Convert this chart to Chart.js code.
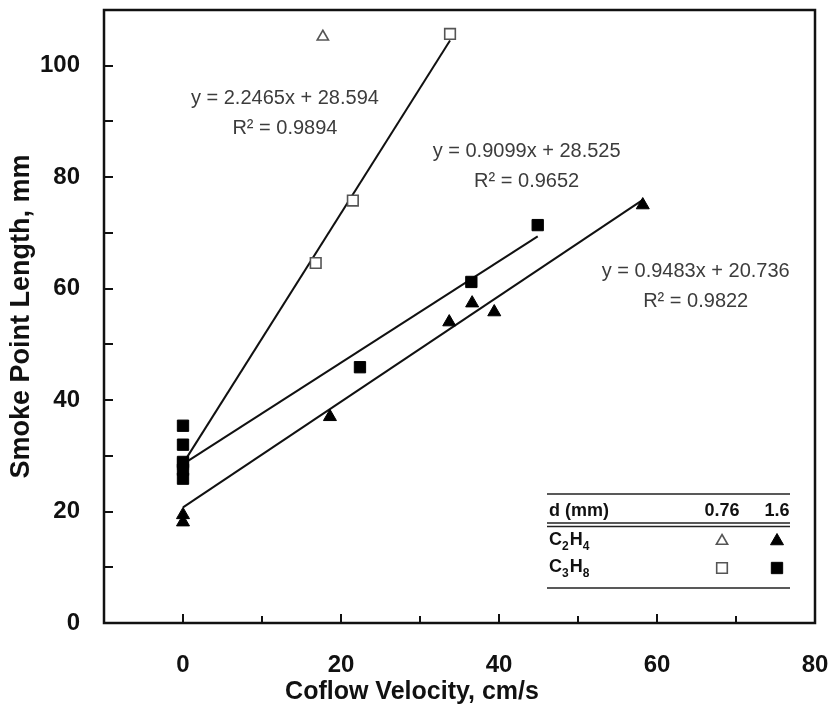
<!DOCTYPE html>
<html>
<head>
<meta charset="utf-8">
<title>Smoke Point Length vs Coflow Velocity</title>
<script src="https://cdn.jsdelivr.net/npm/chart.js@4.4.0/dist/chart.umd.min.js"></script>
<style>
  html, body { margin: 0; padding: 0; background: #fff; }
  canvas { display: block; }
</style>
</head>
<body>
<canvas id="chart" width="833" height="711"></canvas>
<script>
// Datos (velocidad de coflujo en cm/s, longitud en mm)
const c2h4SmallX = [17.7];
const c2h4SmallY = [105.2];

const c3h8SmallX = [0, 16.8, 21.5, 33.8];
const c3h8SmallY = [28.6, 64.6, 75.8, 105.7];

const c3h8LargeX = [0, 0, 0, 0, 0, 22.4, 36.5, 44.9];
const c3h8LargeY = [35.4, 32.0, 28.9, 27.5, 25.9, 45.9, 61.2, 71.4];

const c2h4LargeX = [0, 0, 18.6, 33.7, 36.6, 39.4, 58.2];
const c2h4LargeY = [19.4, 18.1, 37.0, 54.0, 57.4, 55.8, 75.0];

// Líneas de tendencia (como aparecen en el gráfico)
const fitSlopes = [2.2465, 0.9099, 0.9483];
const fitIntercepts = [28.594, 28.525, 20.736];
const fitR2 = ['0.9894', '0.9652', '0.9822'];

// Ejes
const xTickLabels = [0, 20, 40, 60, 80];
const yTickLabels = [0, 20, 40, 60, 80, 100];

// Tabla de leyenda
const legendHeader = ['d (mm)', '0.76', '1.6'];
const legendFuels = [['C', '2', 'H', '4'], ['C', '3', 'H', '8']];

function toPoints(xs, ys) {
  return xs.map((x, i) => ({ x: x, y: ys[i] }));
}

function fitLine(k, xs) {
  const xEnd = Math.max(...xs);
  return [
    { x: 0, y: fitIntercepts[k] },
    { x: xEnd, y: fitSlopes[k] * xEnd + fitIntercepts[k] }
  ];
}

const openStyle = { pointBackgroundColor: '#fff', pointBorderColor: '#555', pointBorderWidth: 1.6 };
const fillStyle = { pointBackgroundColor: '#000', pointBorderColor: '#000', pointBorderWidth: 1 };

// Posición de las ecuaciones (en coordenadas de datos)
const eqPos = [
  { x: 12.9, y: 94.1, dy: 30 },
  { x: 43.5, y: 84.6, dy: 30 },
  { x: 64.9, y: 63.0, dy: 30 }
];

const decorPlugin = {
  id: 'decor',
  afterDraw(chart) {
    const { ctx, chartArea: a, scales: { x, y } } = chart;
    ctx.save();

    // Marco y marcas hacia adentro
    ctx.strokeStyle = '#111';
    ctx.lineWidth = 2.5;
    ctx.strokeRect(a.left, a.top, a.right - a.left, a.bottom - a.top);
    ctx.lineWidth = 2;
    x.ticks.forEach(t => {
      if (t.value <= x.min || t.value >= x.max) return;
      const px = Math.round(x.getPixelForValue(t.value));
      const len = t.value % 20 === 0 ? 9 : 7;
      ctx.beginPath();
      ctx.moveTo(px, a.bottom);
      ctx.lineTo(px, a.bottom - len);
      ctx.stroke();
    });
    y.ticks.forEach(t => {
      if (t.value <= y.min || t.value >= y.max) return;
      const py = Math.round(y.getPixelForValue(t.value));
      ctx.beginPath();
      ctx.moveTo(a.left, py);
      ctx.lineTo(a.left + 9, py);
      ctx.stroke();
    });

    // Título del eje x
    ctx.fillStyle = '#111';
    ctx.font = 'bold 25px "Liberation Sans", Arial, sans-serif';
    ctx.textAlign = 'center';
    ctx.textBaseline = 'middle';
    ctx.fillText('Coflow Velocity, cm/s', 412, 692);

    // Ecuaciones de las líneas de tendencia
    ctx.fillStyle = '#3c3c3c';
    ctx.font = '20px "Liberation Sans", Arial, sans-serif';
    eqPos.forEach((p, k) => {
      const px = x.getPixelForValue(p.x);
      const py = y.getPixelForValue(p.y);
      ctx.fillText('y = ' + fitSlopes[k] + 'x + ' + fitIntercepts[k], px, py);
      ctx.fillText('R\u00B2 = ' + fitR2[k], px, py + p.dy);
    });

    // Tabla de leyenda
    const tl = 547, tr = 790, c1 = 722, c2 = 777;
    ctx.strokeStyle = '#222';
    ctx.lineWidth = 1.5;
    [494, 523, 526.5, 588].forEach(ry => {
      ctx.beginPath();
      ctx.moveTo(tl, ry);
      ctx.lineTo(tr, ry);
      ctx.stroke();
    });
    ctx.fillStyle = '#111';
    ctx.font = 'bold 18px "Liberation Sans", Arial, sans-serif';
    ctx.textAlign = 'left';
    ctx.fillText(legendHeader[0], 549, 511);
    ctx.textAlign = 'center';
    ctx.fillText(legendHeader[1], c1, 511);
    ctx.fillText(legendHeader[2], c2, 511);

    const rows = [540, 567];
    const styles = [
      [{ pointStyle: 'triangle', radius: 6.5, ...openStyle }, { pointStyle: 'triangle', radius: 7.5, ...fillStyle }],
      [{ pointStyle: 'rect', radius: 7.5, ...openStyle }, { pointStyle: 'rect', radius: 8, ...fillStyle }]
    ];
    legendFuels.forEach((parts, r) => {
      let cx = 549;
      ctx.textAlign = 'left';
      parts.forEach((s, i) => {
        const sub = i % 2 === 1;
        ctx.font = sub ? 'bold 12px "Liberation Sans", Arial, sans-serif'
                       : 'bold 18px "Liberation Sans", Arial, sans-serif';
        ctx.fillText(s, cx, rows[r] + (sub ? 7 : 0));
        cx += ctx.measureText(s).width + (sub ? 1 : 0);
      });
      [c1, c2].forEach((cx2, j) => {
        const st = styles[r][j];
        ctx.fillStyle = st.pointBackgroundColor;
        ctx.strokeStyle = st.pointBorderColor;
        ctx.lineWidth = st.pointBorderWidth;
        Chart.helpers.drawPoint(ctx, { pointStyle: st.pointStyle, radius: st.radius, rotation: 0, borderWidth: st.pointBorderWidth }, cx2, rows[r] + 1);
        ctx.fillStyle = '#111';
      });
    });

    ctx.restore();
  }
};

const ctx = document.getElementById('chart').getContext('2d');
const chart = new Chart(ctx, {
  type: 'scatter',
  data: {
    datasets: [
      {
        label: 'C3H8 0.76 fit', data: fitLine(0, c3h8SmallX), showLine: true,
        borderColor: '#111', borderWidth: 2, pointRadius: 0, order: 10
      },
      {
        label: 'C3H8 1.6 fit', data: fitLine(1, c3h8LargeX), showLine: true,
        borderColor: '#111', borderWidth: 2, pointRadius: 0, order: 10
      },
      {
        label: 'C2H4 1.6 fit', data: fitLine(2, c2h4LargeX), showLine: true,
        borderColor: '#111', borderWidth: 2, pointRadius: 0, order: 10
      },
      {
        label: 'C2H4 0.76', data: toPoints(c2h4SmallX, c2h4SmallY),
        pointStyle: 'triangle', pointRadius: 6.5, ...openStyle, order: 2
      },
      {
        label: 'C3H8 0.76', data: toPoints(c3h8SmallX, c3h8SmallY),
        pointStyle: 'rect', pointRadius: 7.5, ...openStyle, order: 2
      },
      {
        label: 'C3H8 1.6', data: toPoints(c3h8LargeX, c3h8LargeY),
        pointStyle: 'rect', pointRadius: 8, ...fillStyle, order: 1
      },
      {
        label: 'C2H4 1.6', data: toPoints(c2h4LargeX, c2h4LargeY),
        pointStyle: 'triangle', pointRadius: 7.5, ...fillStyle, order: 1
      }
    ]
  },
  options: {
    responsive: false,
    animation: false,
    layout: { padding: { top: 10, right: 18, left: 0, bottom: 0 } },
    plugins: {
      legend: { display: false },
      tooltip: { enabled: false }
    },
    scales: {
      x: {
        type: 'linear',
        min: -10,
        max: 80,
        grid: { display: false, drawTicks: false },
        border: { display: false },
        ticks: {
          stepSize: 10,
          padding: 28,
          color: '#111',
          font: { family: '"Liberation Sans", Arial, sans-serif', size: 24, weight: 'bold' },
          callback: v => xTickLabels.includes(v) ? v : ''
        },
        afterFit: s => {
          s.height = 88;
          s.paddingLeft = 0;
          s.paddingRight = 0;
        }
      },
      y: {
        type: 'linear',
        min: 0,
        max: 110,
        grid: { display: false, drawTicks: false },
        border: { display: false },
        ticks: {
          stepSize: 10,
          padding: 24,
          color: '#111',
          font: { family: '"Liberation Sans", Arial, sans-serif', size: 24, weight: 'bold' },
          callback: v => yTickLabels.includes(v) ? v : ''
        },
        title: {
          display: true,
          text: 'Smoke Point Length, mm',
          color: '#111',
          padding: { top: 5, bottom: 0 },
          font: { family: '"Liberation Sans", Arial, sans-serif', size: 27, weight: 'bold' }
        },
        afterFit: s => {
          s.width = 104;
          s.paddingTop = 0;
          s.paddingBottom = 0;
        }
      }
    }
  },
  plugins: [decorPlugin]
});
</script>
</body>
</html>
+---+
Given task: Take the lines from the start of the material to the line with "ctx.save();", both included, and transcribe them exactly without the pictures.

Written answer:
Convert this chart to Chart.js code.
<!DOCTYPE html>
<html>
<head>
<meta charset="utf-8">
<title>Smoke Point Length vs Coflow Velocity</title>
<script src="https://cdn.jsdelivr.net/npm/chart.js@4.4.0/dist/chart.umd.min.js"></script>
<style>
  html, body { margin: 0; padding: 0; background: #fff; }
  canvas { display: block; }
</style>
</head>
<body>
<canvas id="chart" width="833" height="711"></canvas>
<script>
// Datos (velocidad de coflujo en cm/s, longitud en mm)
const c2h4SmallX = [17.7];
const c2h4SmallY = [105.2];

const c3h8SmallX = [0, 16.8, 21.5, 33.8];
const c3h8SmallY = [28.6, 64.6, 75.8, 105.7];

const c3h8LargeX = [0, 0, 0, 0, 0, 22.4, 36.5, 44.9];
const c3h8LargeY = [35.4, 32.0, 28.9, 27.5, 25.9, 45.9, 61.2, 71.4];

const c2h4LargeX = [0, 0, 18.6, 33.7, 36.6, 39.4, 58.2];
const c2h4LargeY = [19.4, 18.1, 37.0, 54.0, 57.4, 55.8, 75.0];

// Líneas de tendencia (como aparecen en el gráfico)
const fitSlopes = [2.2465, 0.9099, 0.9483];
const fitIntercepts = [28.594, 28.525, 20.736];
const fitR2 = ['0.9894', '0.9652', '0.9822'];

// Ejes
const xTickLabels = [0, 20, 40, 60, 80];
const yTickLabels = [0, 20, 40, 60, 80, 100];

// Tabla de leyenda
const legendHeader = ['d (mm)', '0.76', '1.6'];
const legendFuels = [['C', '2', 'H', '4'], ['C', '3', 'H', '8']];

function toPoints(xs, ys) {
  return xs.map((x, i) => ({ x: x, y: ys[i] }));
}

function fitLine(k, xs) {
  const xEnd = Math.max(...xs);
  return [
    { x: 0, y: fitIntercepts[k] },
    { x: xEnd, y: fitSlopes[k] * xEnd + fitIntercepts[k] }
  ];
}

const openStyle = { pointBackgroundColor: '#fff', pointBorderColor: '#555', pointBorderWidth: 1.6 };
const fillStyle = { pointBackgroundColor: '#000', pointBorderColor: '#000', pointBorderWidth: 1 };

// Posición de las ecuaciones (en coordenadas de datos)
const eqPos = [
  { x: 12.9, y: 94.1, dy: 30 },
  { x: 43.5, y: 84.6, dy: 30 },
  { x: 64.9, y: 63.0, dy: 30 }
];

const decorPlugin = {
  id: 'decor',
  afterDraw(chart) {
    const { ctx, chartArea: a, scales: { x, y } } = chart;
    ctx.save();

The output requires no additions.